Monday, May 18, 2009

Supreme Court 7: Civil War (cont'd)

Around the time of the Civil War, the Supreme Court considered the issue of civil liberties in wartime. As they (whoever they are) say, the more things change the more they stay the same.

In the case of Ex Parte Milligan, in 1866 the Supreme Court overturned the conviction by a military court of Lambdin Milligan. Milligan, an Indiana resident, was opposed to the U.S. going to war against the Confederacy.

The late Chief Justice William Rehnquist wrote about Milligan's case in his 1998 book All the Laws But One: Civil Liberties in Wartime. Rehnquist notes that civil courts were available, but the decision to instead go to a military court was seen as "the more expeditious mode". That procedural decision was pivotal in the Supreme Court case.

Rehnquist describes the relative lack of defendants' rights in military trials. For example, the charges against them were stated in more general terms than would be allowed in the civil courts. The defendants were not notified of the specific acts they were alleged to have committed.
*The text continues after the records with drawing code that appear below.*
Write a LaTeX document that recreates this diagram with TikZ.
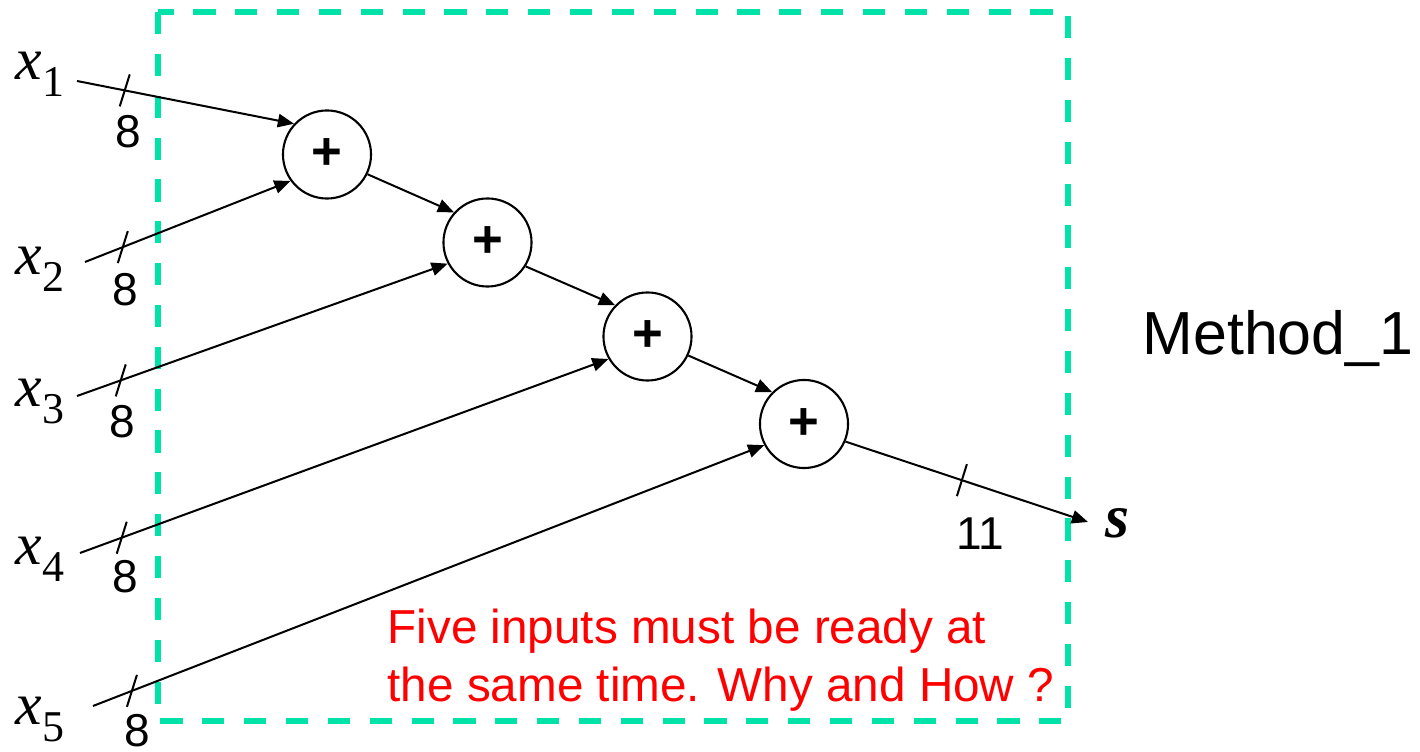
\documentclass[tikz,border=0pt]{standalone}
\usepackage{fontspec}
\setmainfont{Liberation Sans}
\newfontfamily\serif{Liberation Serif}
\usetikzlibrary{arrows.meta,calc}
\definecolor{boxgreen}{RGB}{0,226,168}
\definecolor{txtred}{RGB}{255,0,0}
\newcommand{\xin}[1]{x\raisebox{-4.8pt}{\upshape\fontsize{12.5}{12.5}\selectfont #1}}
\begin{document}
\begin{tikzpicture}[x=0.01cm,y=-0.01cm,
  wire/.style={line width=0.57pt},
  arr/.style={wire,-{Triangle[length=4.6pt,width=3.8pt]}},
  adder/.style={circle,draw,line width=0.6pt,minimum size=0.88cm,inner sep=0pt,
    font=\fontsize{15}{15}\selectfont\bfseries},
  xlab/.style={anchor=base west,inner sep=0pt,font=\serif\itshape\fontsize{17}{17}\selectfont},
  bits/.style={inner sep=0pt,font=\fontsize{13.1}{13.1}\selectfont},
  tickmark/.style={line width=0.57pt},
  note/.style={anchor=base west,inner sep=0pt,text=txtred,font=\fontsize{13.55}{13.55}\selectfont}]

\useasboundingbox (0,0) rectangle (1420,752);
\draw[boxgreen,line width=1.6pt,dash pattern=on 6.3pt off 5.6pt] (158,12) rectangle (1068,721);

% adders
\node[adder] (a1) at (327,154.5) {\raisebox{-2pt}{+}};
\node[adder] (a2) at (487.5,242.5) {\raisebox{-2pt}{+}};
\node[adder] (a3) at (647.5,336.5) {\raisebox{-2pt}{+}};
\node[adder] (a4) at (804,424) {\raisebox{-2pt}{+}};

% input labels
\node[xlab] (x1) at (15,80) {\xin{1}};
\node[xlab] (x2) at (15,275) {\xin{2}};
\node[xlab] (x3) at (15,407) {\xin{3}};
\node[xlab] (x4) at (15,565) {\xin{4}};
\node[xlab] (x5) at (15,725) {\xin{5}};

% wire start points
\coordinate (i1) at (77,81);
\coordinate (i2) at (85,262);
\coordinate (i3) at (77,396);
\coordinate (i4) at (80,553);
\coordinate (i5) at (93,706);
\coordinate (se) at (1088,522);

% output label
\node[inner sep=0pt,font=\serif\bfseries\itshape\fontsize{17.5}{17.5}\selectfont] (s) at (1117,523) {s};

% wires
\draw[arr] (i1) -- coordinate[pos=0.22] (t1) (a1.137);
\draw[arr] (i2) -- coordinate[pos=0.184] (t2) (a1.216);
\draw[arr] (i3) -- coordinate[pos=0.118] (t3) (a2.208);
\draw[arr] (i4) -- coordinate[pos=0.079] (t4) (a3.210);
\draw[arr] (i5) -- coordinate[pos=0.058] (t5) (a4.208);
\draw[arr] (a1.-26) -- (a2.138);
\draw[arr] (a2.-32) -- (a3.136);
\draw[arr] (a3.-25) -- (a4.135);
\draw[arr] (a4.-23) -- coordinate[pos=0.48] (t6) (se);

% bit-width ticks
\foreach \t in {t1,t2,t3,t4,t5,t6}
  \draw[tickmark] ($(\t)+(5,-16)$) -- ($(\t)+(-5,16)$);

% bit-width labels
\node[bits] (w1) at (128,132) {8};
\node[bits] (w2) at (125,290) {8};
\node[bits] (w3) at (122,422) {8};
\node[bits] (w4) at (125,577) {8};
\node[bits] (w5) at (137,731) {8};
\node[bits] (w6) at (980,534) {11};

% method label
\node[anchor=base west,inner sep=0pt,font=\fontsize{17.3}{17.3}\selectfont] (m) at (1142,355) {Method\_1};

% note
\node[note] (n1) at (387,644) {Five inputs must be ready at};
\node[note] (n2) at (387,702) {the same time. Why and How ?};
\end{tikzpicture}
\end{document}
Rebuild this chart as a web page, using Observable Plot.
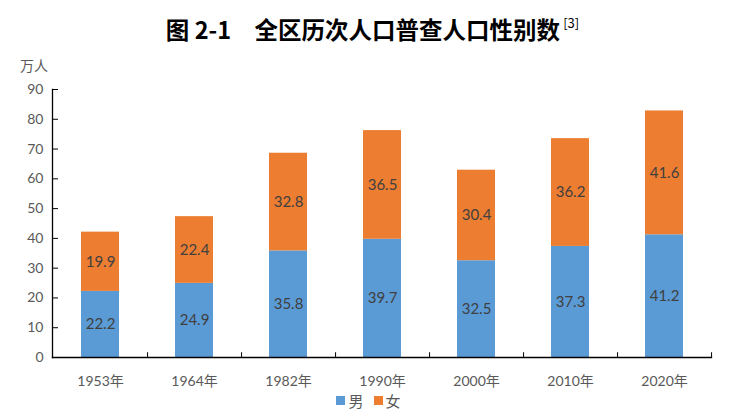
<!DOCTYPE html>
<html><head><meta charset="utf-8">
<script src="https://cdn.jsdelivr.net/npm/d3@7"></script>
<script src="https://cdn.jsdelivr.net/npm/@observablehq/plot@0.6"></script>
<style>
body{margin:0;background:#fff;font-family:Lato,"Noto Sans CJK SC",sans-serif;}
#wrap{position:relative;width:737px;height:420px;}
#title{height:62px;line-height:46px;text-align:center;font-family:"Noto Sans CJK SC",sans-serif;font-weight:bold;font-size:23.5px;color:#000;padding-left:8px;box-sizing:border-box;white-space:nowrap;}
#title sup{font-weight:normal;font-size:13px;vertical-align:11px;margin-left:3px;}
#unit{position:absolute;left:20px;top:56px;font-size:14px;line-height:18px;color:#595959;font-family:"Noto Sans CJK SC",sans-serif;}
#legend{display:flex;justify-content:center;align-items:center;font-size:15px;color:#595959;font-family:"Noto Sans CJK SC",sans-serif;height:20px;margin-top:-2px;}
#legend .sw{display:inline-block;width:9px;height:9px;margin-right:3px;}
#legend span.item{display:inline-flex;align-items:center;margin:0 5px;}
</style></head>
<body><div id="wrap">
<div id="title">图 2-1&#x3000;全区历次人口普查人口性别数<sup>[3]</sup></div>
<div id="unit">万人</div>
<div id="chart"></div>
<div id="legend"></div>
</div>
<script>
const years = ["1953年","1964年","1982年","1990年","2000年","2010年","2020年"];
const male = [22.2, 24.9, 35.8, 39.7, 32.5, 37.3, 41.2];
const female = [19.9, 22.4, 32.8, 36.5, 30.4, 36.2, 41.6];
const seriesNames = ["男","女"];
const seriesColors = ["#5B9BD5","#ED7D31"];
const yTicks = [0,10,20,30,40,50,60,70,80,90];

const data = [];
years.forEach((y,i)=>{
  data.push({year:y, sex:seriesNames[0], value:male[i]});
  data.push({year:y, sex:seriesNames[1], value:female[i]});
});

const width = 737, height = 330, mL = 52, mR = 26;
const step = (width - mL - mR) / years.length;

const chart = Plot.plot({
  width, height,
  marginLeft: mL, marginRight: mR, marginTop: 27, marginBottom: 35,
  style:{fontFamily:'Lato,"Noto Sans CJK SC",sans-serif', fontSize:"13px", color:"#595959", background:"#fff"},
  x:{domain:years, paddingInner:0.6, paddingOuter:0.3, label:null},
  y:{domain:[0,90], label:null},
  color:{domain:seriesNames, range:seriesColors},
  marks:[
    Plot.barY(data, {x:"year", y:"value", fill:"sex"}),
    Plot.text(data, Plot.stackY({x:"year", y:"value", z:"sex", text:d=>d.value.toFixed(1), fill:"#404040", fontSize:15})),
    Plot.ruleX(years, {x:d=>d, dx:step/2, y1:0, y2:1.6, stroke:"#000", strokeWidth:1}),
    Plot.frame({anchor:"bottom", stroke:"#000", strokeWidth:1.3}),
    Plot.frame({anchor:"left", stroke:"#000", strokeWidth:1.3}),
    Plot.axisY({ticks:yTicks, tickSize:-6, tickPadding:15, stroke:"#000", fill:"#595959", fontSize:14, label:null}),
    Plot.axisX({tickSize:0, tickPadding:19, fill:"#595959", fontSize:14, label:null})
  ]
});
document.getElementById("chart").appendChild(chart);

const lg = document.getElementById("legend");
seriesNames.forEach((n,i)=>{
  const it = document.createElement("span"); it.className="item";
  const sw = document.createElement("span"); sw.className="sw"; sw.style.background=seriesColors[i];
  it.appendChild(sw); it.appendChild(document.createTextNode(n));
  lg.appendChild(it);
});
</script>
</body></html>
Milligan was found guilty of treason in 1864, and was sentenced to be hanged.

The Supreme Court, in considering Milligan's appeal in 1866, the year after the Civil War ended, noted the different climate in which they were operating:

During the late wicked Rebellion, the temper of the times did not allow that calmness in deliberation and discussion so necessary to a correct conclusion of a purely judicial question. Then, considerations of safety were mingled with the exercise of power, and feelings and interests prevailed which are happily terminated. Now that the public safety is assured, this question, as well as all others, can be discussed and decided without passion or the admixture of any element not required to form a legal judgment. We approach the investigation of this case fully sensible of the magnitude of the inquiry and the necessity of full and cautious deliberation.

The Court was thereby acknowledging that it doesn't operate in a vacuum. It takes notice of events such as wars, and the ending of wars, when considering cases.

The Court decided that the military court had no jurisdiction to try Milligan because he was a civilian, and the state (Indiana) in which he was tried was one in which the regular federal courts were operational, and was not in rebellion.

The Supreme Court has repeatedly acknowledged the need to suppress certain civil liberties in wartime, but has never given the Executive Branch a blank check in that regard. Litigation arising from the current undeclared war on Al Qaeda fits in with that tradition.

The title of Rehnquist's book comes from a statement to Congress by Abraham Lincoln, early in the Civil War. Justifying the suspension of the writ of habeas corpus (the type of legal action by which a prisoner can seek to be freed if unlawfully detained) Lincoln said he would not allow "all the laws, but one, to go unexecuted, and the government itself go to pieces, lest than one be violated."